No-Go For Townhouses In Saltworks Creek

When communities work together, good things can happen!

That’s how neighbors around the Saltworks Creek watershed successfully rallied to stop a 76 townhouse and assisted living project in the creek’s headwaters.

Administrative Hearing Officer Douglas Hollmann has denied the special exception requested to build in the headwaters of Saltworks Creek. He noted that the proposed project, submitted by the Monticello Property Group, would have required a massive stream-valley fill in order to the cross Saltworks creek to access the 47-acre development. It would have also required routing a tremendous amount of commuter and ambulance traffic through a residential community.

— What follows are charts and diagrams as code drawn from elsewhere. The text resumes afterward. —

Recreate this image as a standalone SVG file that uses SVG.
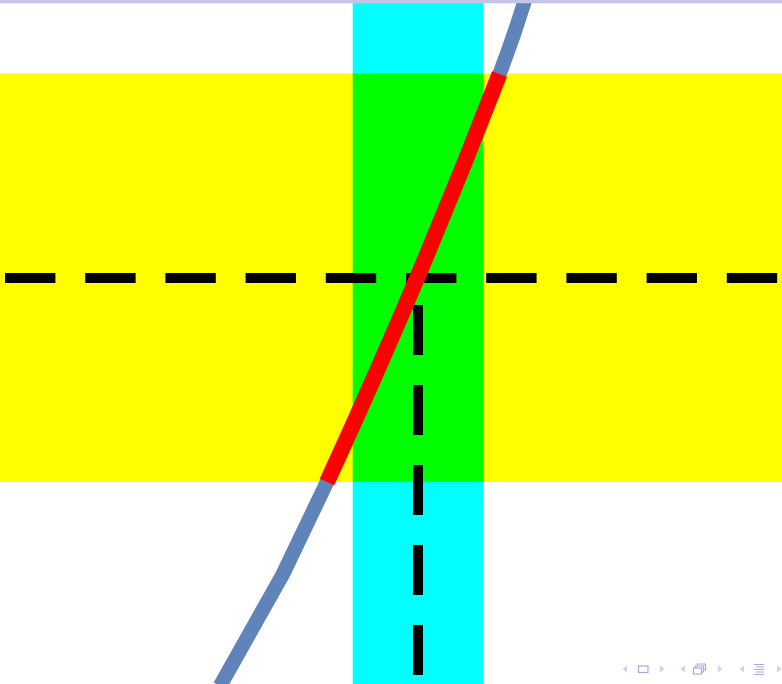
<svg xmlns="http://www.w3.org/2000/svg" width="782" height="684" viewBox="0 0 782 684">
  <style>
    .dash { stroke: #000000; stroke-width: 10; fill: none; }
    .nav-tri { fill: #d0d0f0; }
    .nav-ico { fill: none; stroke: #a9a9dc; stroke-width: 1.2; }
  </style>
  <rect x="0" y="0" width="782" height="684" fill="#ffffff"/>
  <g id="bands">
    <rect id="vertical-band" x="352.7" y="0" width="130.6" height="684" fill="#00ffff"/>
    <rect id="horizontal-band" x="0" y="73.3" width="782" height="408.7" fill="#ffff00"/>
    <rect id="overlap" x="352.7" y="73.3" width="130.6" height="408.7" fill="#00ff00"/>
  </g>
  <g id="connectors">
    <line id="h-dashed" class="dash" x1="5" y1="278" x2="782" y2="278" stroke-dasharray="50.4 29.8"/>
    <line id="v-dashed" class="dash" x1="418" y1="305" x2="418" y2="675" stroke-dasharray="50 30"/>
    <path id="curve" d="M525,0 Q513.7,37 499.5,74 Q421,278 327,482 L283,574 L220,686" fill="none" stroke="#6083b9" stroke-width="14.5" stroke-linejoin="round"/>
    <path id="curve-segment" d="M499.5,74 Q421,278 327,482" fill="none" stroke="#ff0000" stroke-width="16"/>
  </g>
  <rect id="top-bar" x="0" y="0" width="782" height="3.3" fill="#c4c4e6"/>
  <g id="navigation">
    <polygon class="nav-tri" points="627,665.5 627,672.5 622.5,669"/>
    <rect class="nav-ico" x="638.5" y="666" width="9.5" height="6.5"/>
    <polygon class="nav-tri" points="660,665.5 660,672.5 664.5,669"/>
    <polygon class="nav-tri" points="685,665.5 685,672.5 680.5,669"/>
    <rect class="nav-ico" x="693.5" y="668" width="8" height="6"/>
    <path class="nav-ico" d="M695.5,668 V666 H703.5 V672 H701.5 M697.5,666 V664 H705.5 V670 H703.5"/>
    <polygon class="nav-tri" points="718,665.5 718,672.5 722.5,669"/>
    <polygon class="nav-tri" points="744,665.5 744,672.5 739.5,669"/>
    <path class="nav-ico" d="M754,664.5 H764 M756,667 H764 M754,669.5 H764 M756,672 H764 M754,674.5 H764"/>
    <polygon class="nav-tri" points="777,665.5 777,672.5 781.5,669"/>
  </g>
</svg>
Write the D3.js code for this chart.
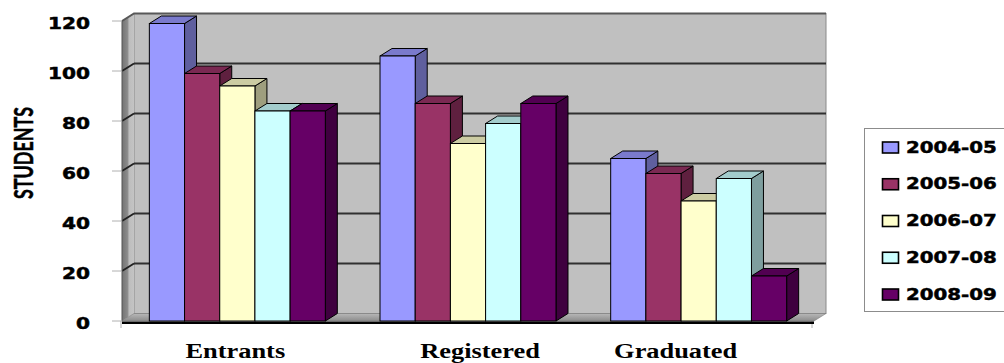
<!DOCTYPE html>
<html>
<head>
<meta charset="utf-8">
<script src="https://cdn.jsdelivr.net/npm/d3@7"></script>
<style>
  html, body { margin: 0; padding: 0; background: #ffffff; }
  svg { display: block; }
</style>
</head>
<body>
<svg id="chart" width="1004" height="363"></svg>
<script>
// Student numbers per stage, one array per academic year
const categories = ["Entrants", "Registered", "Graduated"];
const seriesNames = ["2004-05", "2005-06", "2006-07", "2007-08", "2008-09"];
const y2004_05 = [119, 106, 65];
const y2005_06 = [99, 87, 59];
const y2006_07 = [94, 71, 48];
const y2007_08 = [84, 79, 57];
const y2008_09 = [84, 87, 18];
const yTicks = [0, 20, 40, 60, 80, 100, 120];
const axisTitle = "STUDENTS";

const seriesValues = [y2004_05, y2005_06, y2006_07, y2007_08, y2008_09];
const seriesColors = ["#9999ff", "#993366", "#ffffcc", "#ccffff", "#660066"];

// layout
const plotLeft = 122, plotRight = 814;
const baseY = 321, topY = 21;
const depthX = 12, depthY = -7.5;
const labelNudge = [-2, 12, -23];

const svg = d3.select("#chart");
const defs = svg.append("defs");

const x0 = d3.scaleBand().domain(categories).range([plotLeft, plotRight]).paddingInner(0).paddingOuter(0);
const x1 = d3.scaleBand().domain(seriesNames).range([0, x0.bandwidth()]).paddingInner(0).paddingOuter(0.777);
const y = d3.scaleLinear().domain([0, 120]).range([baseY, topY]);

// side wall shading
const grad = defs.append("linearGradient").attr("id", "sideWall").attr("x1", "0").attr("x2", "1").attr("y1", "0").attr("y2", "0");
grad.append("stop").attr("offset", "0").attr("stop-color", "#747474");
grad.append("stop").attr("offset", "0.45").attr("stop-color", "#8a8a8a");
grad.append("stop").attr("offset", "0.6").attr("stop-color", "#bdbdbd");
grad.append("stop").attr("offset", "1").attr("stop-color", "#c4c4c4");

const floorGrad = defs.append("linearGradient").attr("id", "floorFill").attr("x1", "0").attr("x2", "0").attr("y1", "0").attr("y2", "1");
floorGrad.append("stop").attr("offset", "0").attr("stop-color", "#b8b8b8");
floorGrad.append("stop").attr("offset", "1").attr("stop-color", "#8c8c8c");

const ymax = d3.max(yTicks);
const backTop = y(ymax) + depthY;
const backBottom = y(0) + depthY;

// back wall
svg.append("rect")
  .attr("x", plotLeft + depthX).attr("y", backTop)
  .attr("width", plotRight - plotLeft).attr("height", backBottom - backTop)
  .attr("fill", "#c0c0c0").attr("stroke", "#8a8a8a").attr("stroke-width", 1);

// side wall
svg.append("polygon")
  .attr("points", [[plotLeft, y(ymax)], [plotLeft + depthX, backTop], [plotLeft + depthX, backBottom], [plotLeft, y(0)]].map(p => p.join(",")).join(" "))
  .attr("fill", "url(#sideWall)");

// floor
svg.append("polygon")
  .attr("points", [[plotLeft, y(0)], [plotRight, y(0)], [plotRight + depthX, backBottom], [plotLeft + depthX, backBottom]].map(p => p.join(",")).join(" "))
  .attr("fill", "url(#floorFill)").attr("stroke", "#7a7a7a").attr("stroke-width", 0.6);

// gridlines on back and side walls
const gridVals = yTicks.filter(v => v > 0 && v < ymax);
svg.append("g").selectAll("line").data(gridVals).join("line")
  .attr("x1", plotLeft + depthX).attr("x2", plotRight + depthX)
  .attr("y1", d => y(d) + depthY).attr("y2", d => y(d) + depthY)
  .attr("stroke", "#303030").attr("stroke-width", 1.8);
svg.append("g").selectAll("line").data(gridVals).join("line")
  .attr("x1", plotLeft).attr("x2", plotLeft + depthX)
  .attr("y1", d => y(d)).attr("y2", d => y(d) + depthY)
  .attr("stroke", "#202020").attr("stroke-width", 1.8);

// top edges of the walls
svg.append("polyline")
  .attr("points", [[plotLeft, y(ymax)], [plotLeft + depthX, backTop], [plotRight + depthX, backTop]].map(p => p.join(",")).join(" "))
  .attr("fill", "none").attr("stroke", "#585858").attr("stroke-width", 2);
svg.append("line")
  .attr("x1", plotLeft).attr("x2", plotLeft).attr("y1", y(ymax)).attr("y2", y(0))
  .attr("stroke", "#555").attr("stroke-width", 1);

// value axis ticks
svg.append("g").selectAll("line").data(yTicks).join("line")
  .attr("x1", plotLeft - 10).attr("x2", plotLeft)
  .attr("y1", d => y(d)).attr("y2", d => y(d))
  .attr("stroke", "#b0b0b0").attr("stroke-width", 1);
svg.append("g").selectAll("line").data([plotLeft - 1, plotRight - 2]).join("line")
  .attr("x1", d => d).attr("x2", d => d)
  .attr("y1", y(0)).attr("y2", y(0) + 7)
  .attr("stroke", "#b0b0b0").attr("stroke-width", 1);

// value axis labels
svg.append("g").selectAll("text").data(yTicks).join("text")
  .attr("transform", d => `translate(90,${y(d) + 7.8}) scale(1.22,1)`)
  .attr("text-anchor", "end")
  .attr("font-family", "DejaVu Sans")
  .attr("font-weight", "bold")
  .attr("font-size", 16.5)
  .attr("fill", "#000")
  .attr("stroke", "#000").attr("stroke-width", 0.5)
  .text(d => d);

// bars: front, top and right faces
function shade(c, k) {
  const col = d3.color(c);
  return d3.rgb(col.r * k, col.g * k, col.b * k).formatHex();
}
const barData = [];
categories.forEach((cat, ci) => {
  seriesNames.forEach((s, si) => {
    barData.push({ cat, series: s, value: seriesValues[si][ci], color: seriesColors[si] });
  });
});
const bw = x1.bandwidth();
const bars = svg.append("g").selectAll("g").data(barData).join("g");
bars.append("polygon") // right face
  .attr("points", d => {
    const xl = x0(d.cat) + x1(d.series), xr = xl + bw, yt = y(d.value), yb = y(0);
    return [[xr, yt], [xr + depthX, yt + depthY], [xr + depthX, yb + depthY], [xr, yb]].map(p => p.join(",")).join(" ");
  })
  .attr("fill", d => shade(d.color, 0.62)).attr("stroke", "#000").attr("stroke-width", 1).attr("stroke-linejoin", "round");
bars.append("polygon") // top face
  .attr("points", d => {
    const xl = x0(d.cat) + x1(d.series), xr = xl + bw, yt = y(d.value);
    return [[xl, yt], [xl + depthX, yt + depthY], [xr + depthX, yt + depthY], [xr, yt]].map(p => p.join(",")).join(" ");
  })
  .attr("fill", d => shade(d.color, 0.8)).attr("stroke", "#000").attr("stroke-width", 1).attr("stroke-linejoin", "round");
bars.append("rect") // front face
  .attr("x", d => x0(d.cat) + x1(d.series))
  .attr("y", d => y(d.value))
  .attr("width", bw)
  .attr("height", d => y(0) - y(d.value))
  .attr("fill", d => d.color).attr("stroke", "#000").attr("stroke-width", 1);

// category axis line
svg.append("line")
  .attr("x1", plotLeft).attr("x2", plotRight)
  .attr("y1", y(0) + 1.7).attr("y2", y(0) + 1.7)
  .attr("stroke", "#000").attr("stroke-width", 2.6);

// category labels
svg.append("g").selectAll("text").data(categories).join("text")
  .attr("transform", (d, i) => `translate(${x0(d) + x0.bandwidth() / 2 + labelNudge[i]},358) scale(1.2,1)`)
  .attr("text-anchor", "middle")
  .attr("font-family", "Liberation Serif")
  .attr("font-weight", "bold")
  .attr("font-size", 22)
  .attr("fill", "#000")
  .text(d => d);

// axis title
svg.append("text")
  .attr("transform", "translate(22.5,153) scale(1.3,1) rotate(-90)")
  .attr("text-anchor", "middle")
  .attr("dominant-baseline", "central")
  .attr("font-family", "Lato")
  .attr("font-weight", "bold")
  .attr("font-size", 21)
  .attr("textLength", 92)
  .attr("lengthAdjust", "spacingAndGlyphs")
  .attr("fill", "#000")
  .attr("stroke", "#000").attr("stroke-width", 0.4)
  .text(axisTitle);

// legend
const legendY = d3.scalePoint().domain(seriesNames).range([147, 294]);
svg.append("rect")
  .attr("x", 864.5).attr("y", 128.5).attr("width", 150).attr("height", 183)
  .attr("fill", "#fff").attr("stroke", "#8c8c8c").attr("stroke-width", 1);
const items = svg.append("g").selectAll("g").data(seriesNames).join("g");
items.append("rect")
  .attr("x", 882.5).attr("y", d => legendY(d) - 5)
  .attr("width", 16).attr("height", 11)
  .attr("fill", (d, i) => seriesColors[i])
  .attr("stroke", "#000").attr("stroke-width", 1.6);
items.append("text")
  .attr("transform", d => `translate(906,${legendY(d) + 5.5}) scale(1.2,1)`)
  .attr("font-family", "DejaVu Sans")
  .attr("font-weight", "bold")
  .attr("font-size", 16.5)
  .attr("fill", "#000")
  .attr("stroke", "#000").attr("stroke-width", 0.5)
  .text(d => d);
</script>
</body>
</html>
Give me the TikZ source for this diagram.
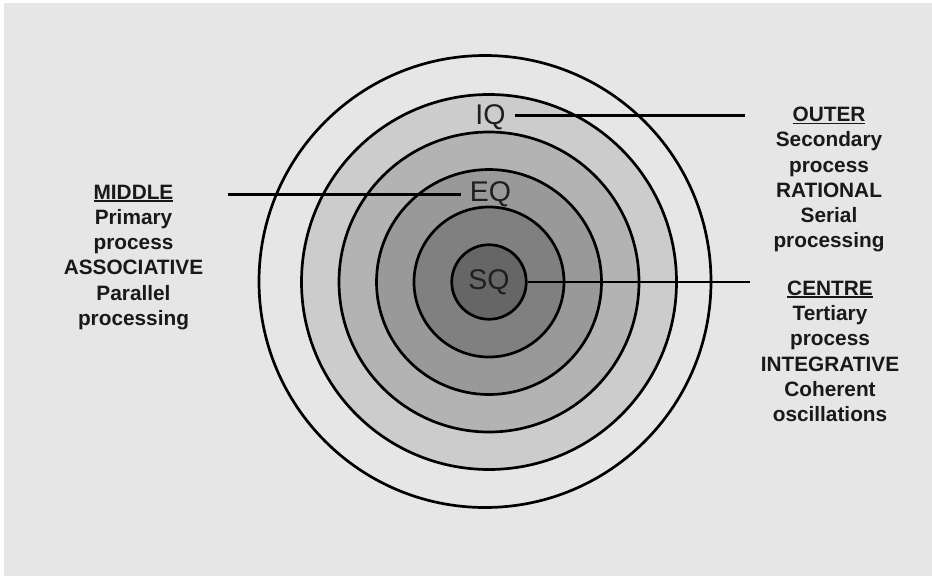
\documentclass[tikz,border=0pt]{standalone}
\usepackage{fontspec}
\setmainfont{Liberation Sans}

\definecolor{canvasgray}{HTML}{E6E6E6}
\definecolor{ringA}{HTML}{CCCCCC}
\definecolor{ringB}{HTML}{B3B3B3}
\definecolor{ringC}{HTML}{999999}
\definecolor{ringD}{HTML}{808080}
\definecolor{ringE}{HTML}{666666}

% underline drawn as a rule, a bit below the baseline
\newcommand\ulword[1]{\setbox0=\hbox{#1}\rlap{\rule[-2.6pt]{\wd0}{1.5pt}}\box0}

\begin{document}
\begin{tikzpicture}[x=1pt, y=-1pt, line width=2.7pt,
  quot/.style={font=\fontsize{28.5}{28.5}\selectfont, text=black!88,
    inner xsep=8pt, inner ysep=0pt, anchor=base},
  core/.style={circle, draw, fill=ringE, minimum size=74.5pt, inner sep=0pt,
    font=\fontsize{28.5}{28.5}\selectfont, text=black!88},
  side/.style={align=center, inner sep=0pt, text=black!90,
    font=\fontsize{20.8}{25.3}\selectfont\bfseries}]
  % Canvas with a thin white edge at top and left.
  \useasboundingbox (0,0) rectangle (932,576);
  \fill[white] (0,0) rectangle (932,576);
  \fill[canvasgray] (4,3) rectangle (932,576);
  % Outer ring, outline only.
  \draw (485,281.5) circle [radius=226];
  % Shaded rings, outside in.
  \foreach \r/\c in {187.5/ringA, 150/ringB, 112.5/ringC, 75/ringD}
    \draw[fill=\c] (489,282) circle [radius=\r];
  \node[core] (sq) at (489,282) {SQ};
  % Ring labels.
  \node[quot] (iq) at (490.5,124.5) {IQ};
  \node[quot] (eq) at (490.5,201.7) {EQ};
  % Free ends of the leader lines.
  \coordinate (iqend) at (745,115);
  \coordinate (eqend) at (228,192);
  \coordinate (sqend) at (750,280);
  \draw ([yshift=1.5pt]iq.east) -- ([yshift=1.5pt]iq.east -| iqend);
  \draw (eq.west) -- (eq.west -| eqend);
  \draw (sq.east) -- (sq.east -| sqend);
  % Side notes.
  \node[side] (middle) at (133.5,257.3)
    {\ulword{MIDDLE}\\Primary\\process\\ASSOCIATIVE\\Parallel\\processing};
  \node[side] (outer) at (829,179.6)
    {\ulword{OUTER}\\Secondary\\process\\RATIONAL\\Serial\\processing};
  \node[side] (centre) at (830,351.2)
    {\ulword{CENTRE}\\Tertiary\\process\\INTEGRATIVE\\Coherent\\oscillations};
\end{tikzpicture}
\end{document}
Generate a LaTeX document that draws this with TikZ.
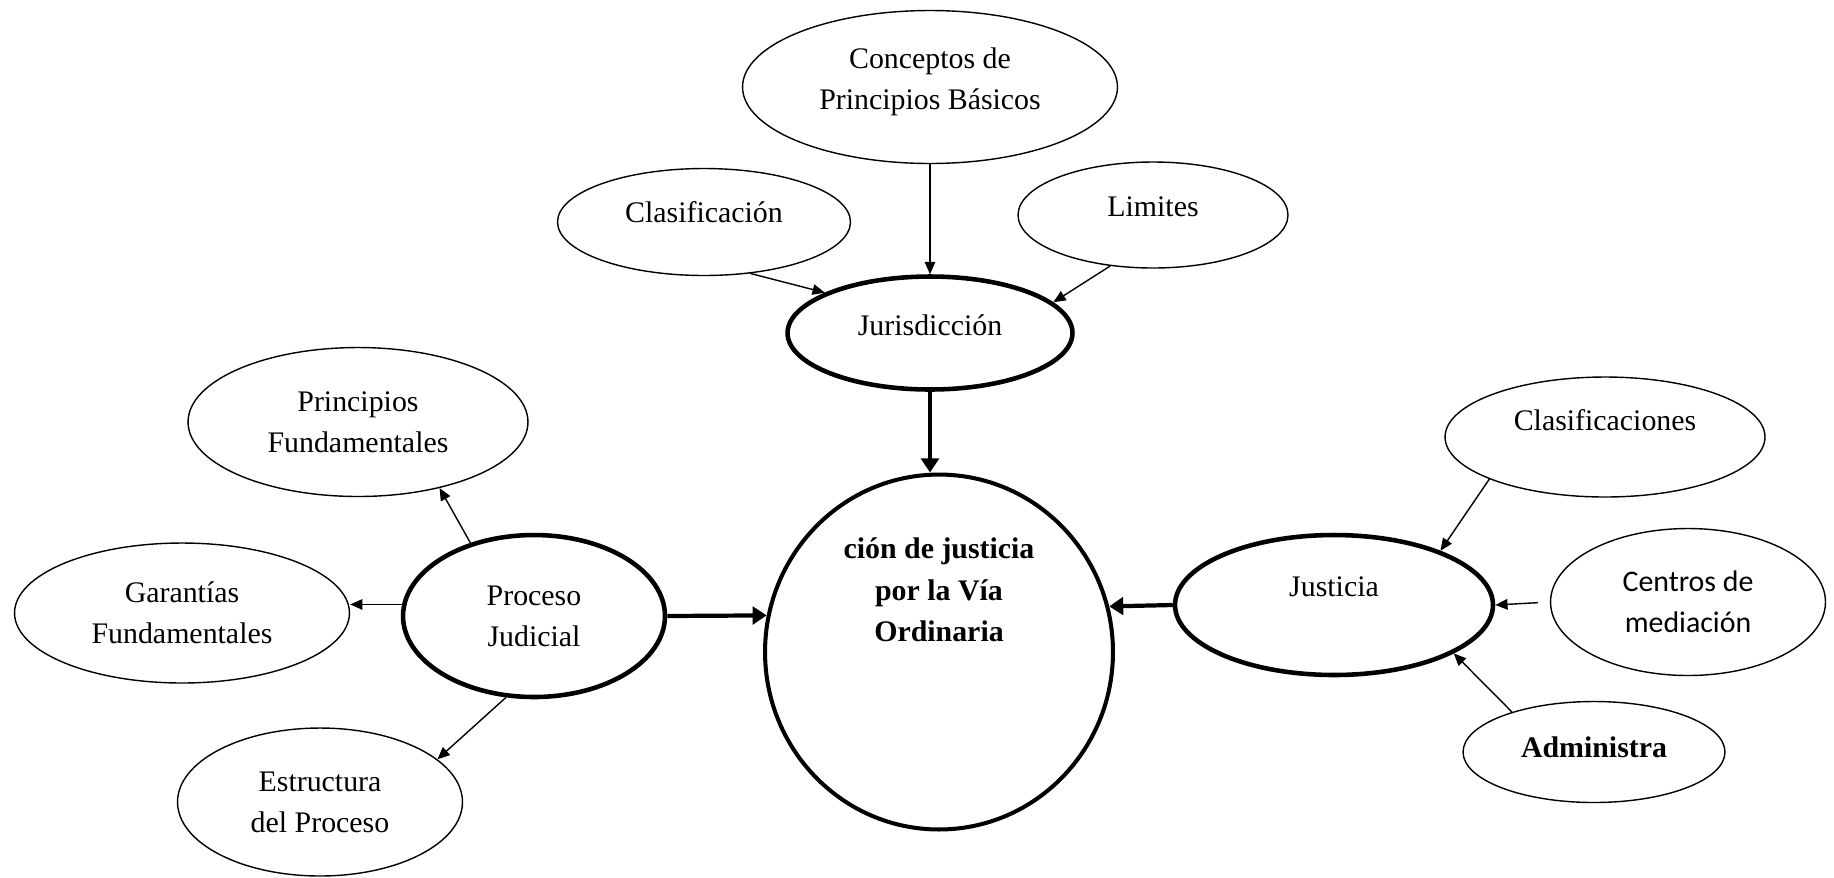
\documentclass[tikz,border=0pt]{standalone}
\usepackage{fontspec}
\setmainfont{Liberation Serif}
\newfontfamily\calibri{Carlito}
\usetikzlibrary{shapes.geometric, arrows.meta}

\tikzset{
  every node/.style={font=\fontsize{17}{23.5}\selectfont},
  every label/.style={align=center},
  thinell/.style={ellipse, draw, line width=0.8pt, inner sep=0pt},
  thickell/.style={ellipse, draw, line width=2.6pt, inner sep=0pt},
  thinarrow/.style={-{Triangle[length=7pt, width=6pt]}, line width=0.8pt},
  thickarrow/.style={-{Triangle[length=8pt, width=10pt]}, line width=2.4pt}
}

\begin{document}
\begin{tikzpicture}[x=0.02cm, y=-0.02cm]
  \useasboundingbox (0,0) rectangle (1834,877);

  % Central topic
  \node[thickell, line width=2.3pt, minimum width=6.96cm, minimum height=7.1cm,
        label={[yshift=1.24cm, font=\fontsize{17}{23.5}\selectfont\bfseries]center:{ción de justicia\\por la Vía\\Ordinaria}}]
        (central) at (939,652) {};

  % Jurisdiccion branch (top)
  \node[thickell, minimum width=5.7cm, minimum height=2.26cm,
        label={[yshift=0.16cm]center:Jurisdicción}] (juris) at (930,333) {};
  \node[thinell, minimum width=7.5cm, minimum height=3.06cm,
        label={[yshift=0.1cm]center:{Conceptos de\\Principios Básicos}}] (conceptos) at (930,87) {};
  \node[thinell, minimum width=5.86cm, minimum height=2.14cm,
        label={[yshift=0.2cm]center:Clasificación}] (clasif) at (704,222) {};
  \node[thinell, minimum width=5.4cm, minimum height=2.12cm,
        label={[yshift=0.16cm]center:Limites}] (limites) at (1153,215) {};

  % Proceso judicial branch (left)
  \node[thickell, minimum width=5.24cm, minimum height=3.24cm,
        label={center:{Proceso\\Judicial}}] (proceso) at (534,616) {};
  \node[thinell, minimum width=6.8cm, minimum height=2.98cm,
        label={center:{Principios\\Fundamentales}}] (princ) at (358,422) {};
  \node[thinell, minimum width=6.7cm, minimum height=2.8cm,
        label={center:{Garantías\\Fundamentales}}] (garant) at (182,613) {};
  \node[thinell, minimum width=5.7cm, minimum height=2.96cm,
        label={center:{Estructura\\del Proceso}}] (estruct) at (320,802) {};

  % Justicia branch (right)
  \node[thickell, minimum width=6.36cm, minimum height=2.8cm,
        label={[yshift=0.36cm]center:Justicia}] (justicia) at (1334,605) {};
  \node[thinell, minimum width=6.4cm, minimum height=2.4cm,
        label={[yshift=0.34cm]center:Clasificaciones}] (clasifs) at (1605,437) {};
  \node[thinell, minimum width=5.5cm, minimum height=2.94cm,
        label={[font=\fontsize{17}{23.5}\calibri]center:{Centros de\\mediación}}] (centros) at (1688,602) {};
  \node[thinell, minimum width=5.24cm, minimum height=2.02cm,
        label={[yshift=0.1cm, font=\fontsize{17}{23.5}\selectfont\bfseries]center:Administra}] (admin) at (1594,752) {};

  % thin connectors
  \draw[thinarrow] (conceptos) -- (juris);
  \draw[thinarrow] (clasif.-48) -- (juris.159);
  \draw[thinarrow] (limites.-130) -- (juris.14.5);
  \draw[thinarrow] (proceso.131) -- (princ.-39);
  \draw[thinarrow] (proceso.175) -- (proceso.175 -| garant.east);
  \draw[thinarrow] (proceso.-109.5) -- (estruct.20.6);
  \draw[thinarrow] (clasifs.200) -- (justicia.27);
  \draw[thinarrow, shorten <=0.24cm] (centros.west) -- (justicia.east);
  \draw[thinarrow] (admin.154.7) -- (justicia.-22.8);

  % thick connectors to the centre
  \draw[thickarrow] (juris.south) -- (juris.south |- central.north);
  \draw[thickarrow] (proceso.east) -- (central.168);
  \draw[thickarrow] (justicia.west) -- (central.15);
\end{tikzpicture}
\end{document}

Hollmann ruled that the project will be:

  • detrimental to public health, safety and welfare of residents in Monticello, creating 250 cars and frequent ambulance trips through narrow streets of the existing community,
  • commercial in nature due to the assisted living facility,
  • not compatible with surrounding residential zoning rules and not consistent with the county’s general development plan,
  • harm environmentally sensitive areas,
  • negatively impact property values

In the map at right, note the skinny area in shaded blue. This is where the massive embankment would have to be created to access the two parcels of land outlined in yellow.

We’d like to thank everybody who rallied together to preserve the quality of life for communities, the creek watersheds and the Severn River itself.

Hollmann specifically acknowledged the tremendous outpouring of community opposition; the zoning and traffic issues raised during the hearing by attorney Dan Mellin, who represented the existing Monticello community on Bestgate Rd.; and the 21 witnesses who testified on behalf of thousands of residents in the Monticello, Woodlore, Saltworks On the Severn, Epping Forest and Severn Grove communities.

River advocates, the Severn Riverkeeper and the Severn River Association also testified against the special exemption, citing devastating water quality impacts from the proposed project.